The knowledge exists, but it is split across videos, transcripts, pages, and notes that were never structured to answer practical questions quickly.

02 - Model

What the retrieval layer fixes

By ingesting transcripts, site content, and metadata together, the system can support grounded search, related references, and better citation paths.

03 - Payoff

Why this matters beyond search

Once the archive is structured, it supports planning, summaries, research, and future AI workflows instead of remaining trapped in scattered media.

The Search Problem Is Usually a Structure Problem

Content-heavy organizations often think they have a weak search tool when they actually have a weak content structure. The archive exists, but it lives across YouTube transcripts, website pages, notes, and media records that were never designed to answer a practical question quickly. People know the information is “in there somewhere,” but finding it still depends on memory and manual digging.

That is especially true for churches, ministries, and teaching-heavy organizations where a large portion of the real knowledge base lives in spoken media, not in a tidy set of written pages.

Why Basic Search Only Solves the First Layer

Phrase search is useful, but it only gets you part of the way. A transcript archive alone is not enough if the operator also needs related pages, supporting references, topical grouping, or a way to answer questions that depend on more than one source. A website crawl alone is not enough either, because much of the actual value may live in video transcripts and supporting media metadata.

That is why the better architecture is not “search the site better.” It is “treat the whole archive like a retrieval system.”

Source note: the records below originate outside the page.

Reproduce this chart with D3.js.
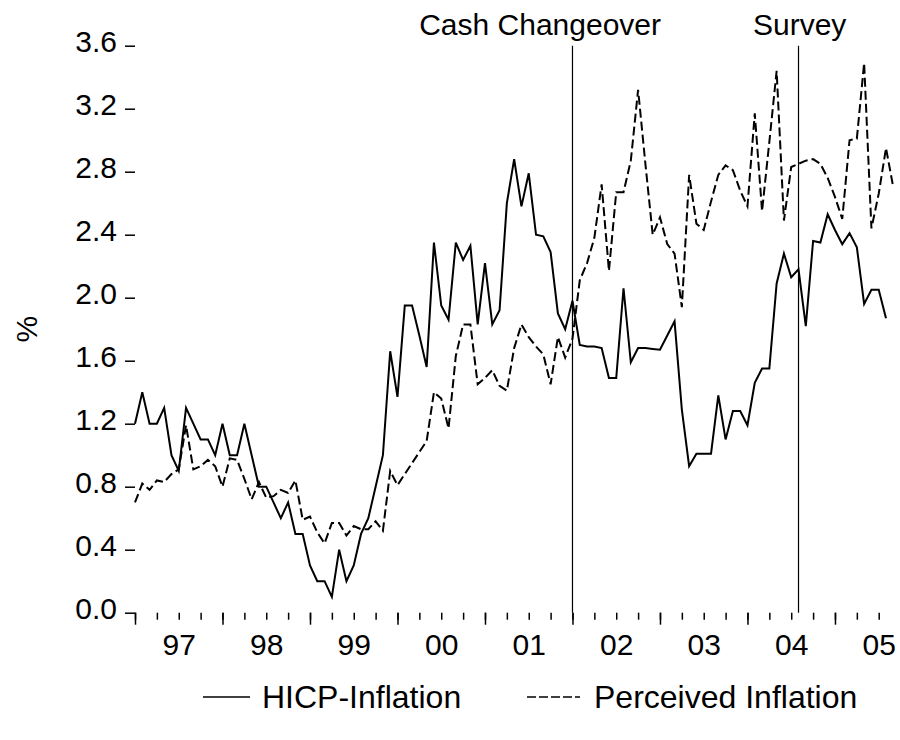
<!DOCTYPE html>
<html>
<head>
<meta charset="utf-8">
<script src="https://cdn.jsdelivr.net/npm/d3@7"></script>
<style>
  body { margin: 0; background: #fff; }
  text { font-family: "Liberation Sans", Arial, sans-serif; fill: #000; }
</style>
</head>
<body>
<div id="chart"></div>
<script>
// monthly data, first observation january 1997
var startYear = 1997;

var hicp = [1.2,1.4,1.2,1.2,1.3,1.0,0.9,1.3,1.2,1.1,1.1,1.0,
  1.2,1.0,1.0,1.2,1.0,0.8,0.8,0.7,0.6,0.7,0.5,0.5,
  0.3,0.2,0.2,0.1,0.4,0.2,0.3,0.5,0.6,0.8,1.0,1.66,
  1.37,1.95,1.95,1.76,1.56,2.35,1.95,1.86,2.35,2.24,2.33,1.83,
  2.22,1.83,1.92,2.60,2.88,2.58,2.79,2.40,2.39,2.29,1.90,1.80,
  1.98,1.70,1.69,1.69,1.68,1.49,1.49,2.06,1.59,1.68,1.68,1.675,
  1.67,1.76,1.85,1.29,0.93,1.01,1.01,1.01,1.38,1.10,1.28,1.28,
  1.19,1.46,1.55,1.55,2.09,2.28,2.13,2.18,1.82,2.36,2.35,2.53,
  2.43,2.34,2.41,2.32,1.96,2.05,2.05,1.87];

var perceived = [0.70,0.82,0.78,0.84,0.83,0.88,0.91,1.19,0.91,0.93,0.97,0.93,
  0.80,0.98,0.97,0.85,0.72,0.83,0.73,0.74,0.78,0.76,0.84,0.59,
  0.61,0.51,0.44,0.57,0.57,0.49,0.55,0.53,0.53,0.58,0.52,0.90,
  0.81,0.88,0.95,1.02,1.09,1.40,1.36,1.17,1.63,1.83,1.83,1.45,
  1.49,1.54,1.44,1.41,1.68,1.83,1.75,1.69,1.64,1.45,1.75,1.62,
  1.74,2.11,2.22,2.38,2.72,2.17,2.67,2.67,2.87,3.32,2.85,2.40,
  2.51,2.34,2.28,1.94,2.78,2.47,2.43,2.61,2.78,2.84,2.81,2.68,
  2.58,3.17,2.55,2.99,3.44,2.49,2.83,2.85,2.87,2.88,2.85,2.76,
  2.64,2.50,3.00,3.01,3.49,2.44,2.66,2.95,2.70];

var yearLabels = ["97","98","99","00","01","02","03","04","05"];
var yTicks = [0.0,0.4,0.8,1.2,1.6,2.0,2.4,2.8,3.2,3.6];

// events: [year fraction, label]
var events = [
  { t: 2002 + 0/12, name: "Cash Changeover" },
  { t: 2004 + 7/12, name: "Survey" }
];

var seriesNames = ["HICP-Inflation", "Perceived Inflation"];

var width = 900,
    height = 740;

var x = d3.scaleLinear()
  .domain([startYear, startYear + (perceived.length - 1) / 12])
  .range([135, 893.3]);

var y = d3.scaleLinear()
  .domain([0, 3.6])
  .range([612.7, 45.7]);

var svg = d3.select("#chart").append("svg")
  .attr("width", width)
  .attr("height", height);

//y axis, ticks only
var yAxis = svg.append("g")
  .attr("transform", "translate(" + x.range()[0] + ",0)")
  .call(d3.axisLeft(y).tickValues(yTicks).tickSize(10).tickPadding(8).tickFormat(d3.format(".1f")));
yAxis.select(".domain").remove();
yAxis.selectAll("line").attr("stroke-width", 1.5);
yAxis.selectAll("text").attr("font-size", 30).attr("dy", "0.2em");

//x axis: quarter ticks, year ticks, labels in the middle of each year
var quarters = d3.range(startYear, x.domain()[1] + 0.001, 0.25);
var years = d3.range(startYear, x.domain()[1] + 0.001, 1);

var xMinor = svg.append("g")
  .attr("transform", "translate(0," + y(0) + ")")
  .call(d3.axisBottom(x).tickValues(quarters).tickSize(7).tickFormat(""));
var xMajor = svg.append("g")
  .attr("transform", "translate(0," + y(0) + ")")
  .call(d3.axisBottom(x).tickValues(years).tickSize(12).tickFormat(""));
var xLab = svg.append("g")
  .attr("transform", "translate(0," + y(0) + ")")
  .call(d3.axisBottom(x).tickValues(years.map(function(d) { return d + 0.5; }))
    .tickSize(0).tickPadding(21)
    .tickFormat(function(d, i) { return yearLabels[i]; }));

[xMinor, xMajor, xLab].forEach(function(a) {
  a.select(".domain").remove();
  a.selectAll("line").attr("stroke-width", 1.5);
});
xLab.selectAll("text").attr("font-size", 30);

svg.append("text")
  .attr("transform", "translate(37," + (y(1.8)) + ") rotate(-90)")
  .attr("text-anchor", "middle")
  .attr("font-size", 30)
  .text("%");

//event lines
svg.selectAll(".event")
  .data(events)
  .enter().append("line")
  .attr("class", "event")
  .attr("x1", function(d) { return x(d.t); })
  .attr("x2", function(d) { return x(d.t); })
  .attr("y1", y(3.6))
  .attr("y2", y(0))
  .attr("stroke", "#000")
  .attr("stroke-width", 1.2);

svg.append("text")
  .attr("x", 661).attr("y", 35)
  .attr("text-anchor", "end")
  .attr("font-size", 30)
  .text(events[0].name);

svg.append("text")
  .attr("x", 753).attr("y", 35)
  .attr("font-size", 30)
  .text(events[1].name);

var line = d3.line()
  .x(function(d, i) { return x(startYear + i / 12); })
  .y(function(d) { return y(d); });

svg.append("path")
  .datum(hicp)
  .attr("d", line)
  .attr("fill", "none")
  .attr("stroke", "#000")
  .attr("stroke-width", 2);

svg.append("path")
  .datum(perceived)
  .attr("d", line)
  .attr("fill", "none")
  .attr("stroke", "#000")
  .attr("stroke-width", 2)
  .attr("stroke-dasharray", "9,4");

//legend
var legend = svg.append("g");
var legendItems = [
  { x1: 203, x2: 250, tx: 262, dash: null },
  { x1: 527, x2: 580, tx: 594, dash: "9,3" }
];
legendItems.forEach(function(d, i) {
  legend.append("line")
    .attr("x1", d.x1).attr("x2", d.x2)
    .attr("y1", 697).attr("y2", 697)
    .attr("stroke", "#000")
    .attr("stroke-width", 1.5)
    .attr("stroke-dasharray", d.dash);
  legend.append("text")
    .attr("x", d.tx).attr("y", 708)
    .attr("font-size", 32)
    .text(seriesNames[i]);
});
</script>
</body>
</html>
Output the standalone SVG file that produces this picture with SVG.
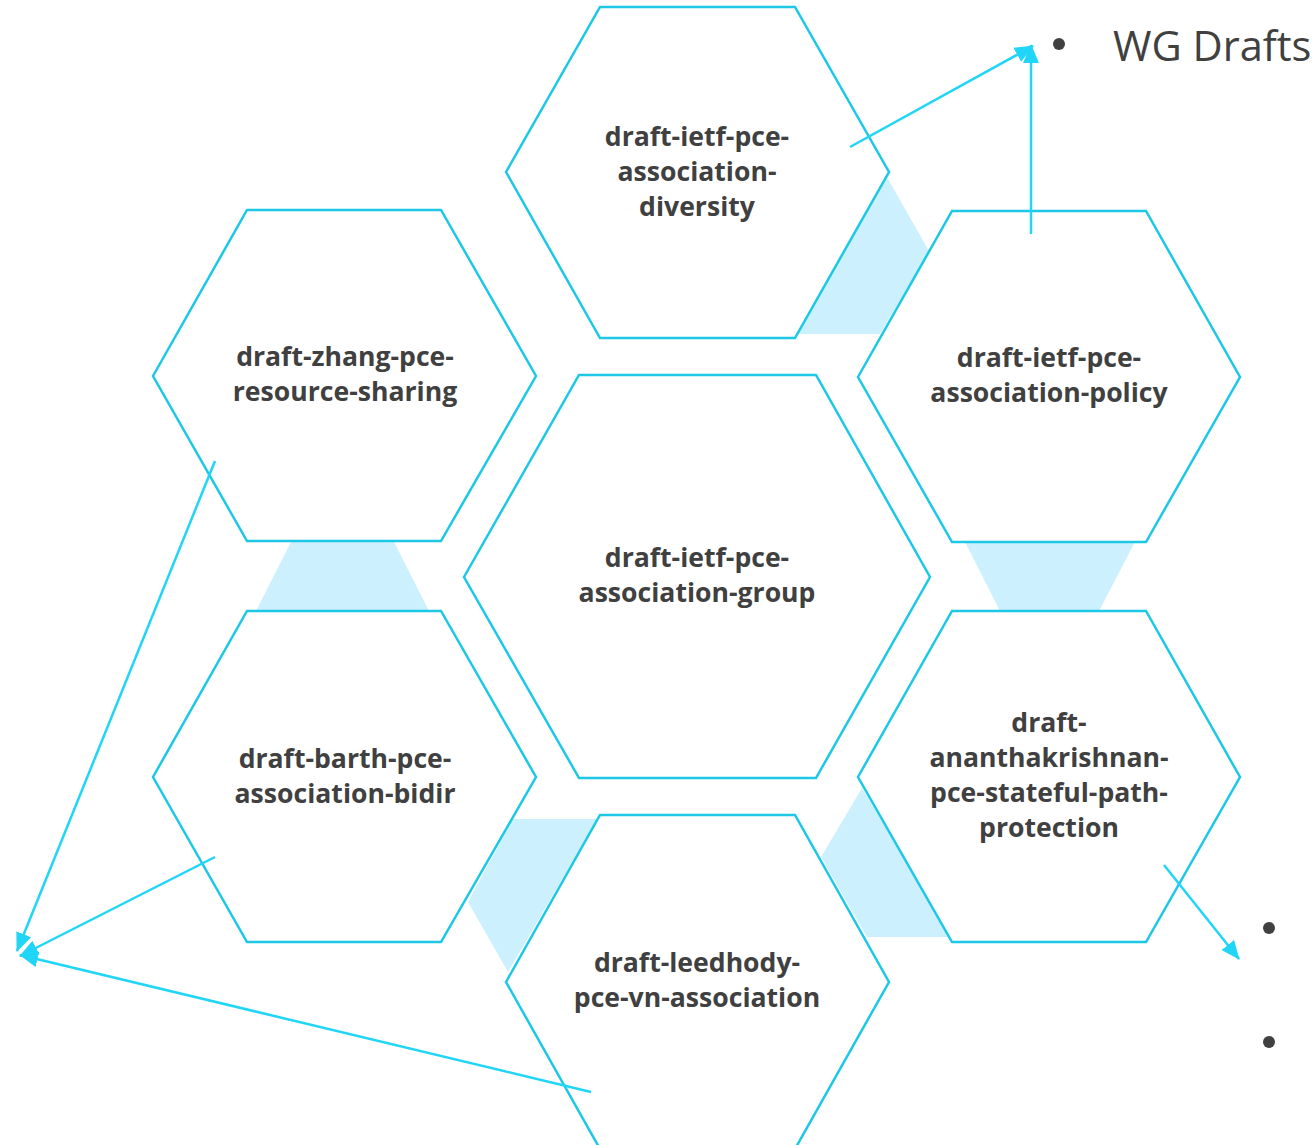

What the Retrieval Layer Has to Ingest

A practical retrieval layer should ingest YouTube transcripts, public website content, and structured metadata into one searchable surface. That allows the operator to move beyond isolated keyword hits and toward evidence-backed results: where the topic appeared, what related content exists, and which supporting items should be reviewed next.

The important move is not just aggregation. It is preserving defensible links back to the sources so the answer remains grounded. Good retrieval should not make the archive feel magical. It should make it inspectable.

Why This Matters for Ministries and Similar Teams

Churches and other teaching-driven organizations often accumulate years of spoken content, written materials, and media records without a good way to connect them. That makes everyday questions expensive: Where did we teach on this? Which message overlaps with this theme? What content should we point someone to next? The bigger the archive gets, the more that inefficiency compounds.

Once transcripts and site content are structured together, the archive becomes a working asset instead of a storage burden. Search improves, but so do planning, content reuse, citation, and future automation opportunities.

Why Grounded Retrieval Is Better Than Loose AI Summaries

This kind of system is also the right foundation for AI-assisted answers. If the model is drawing from a grounded retrieval layer, the resulting summaries and topic views are easier to verify because the system can still show the supporting sources. That is a much healthier pattern than asking a model to “remember the archive” from loose prompts.

The retrieval layer becomes the operating surface. Search is just one of the things it can do well once the structure is in place.

The Decision Rule

If “Where did we say that?” is expensive to answer, the archive needs structure more than it needs another search box. Better discovery begins when the content itself becomes a queryable system.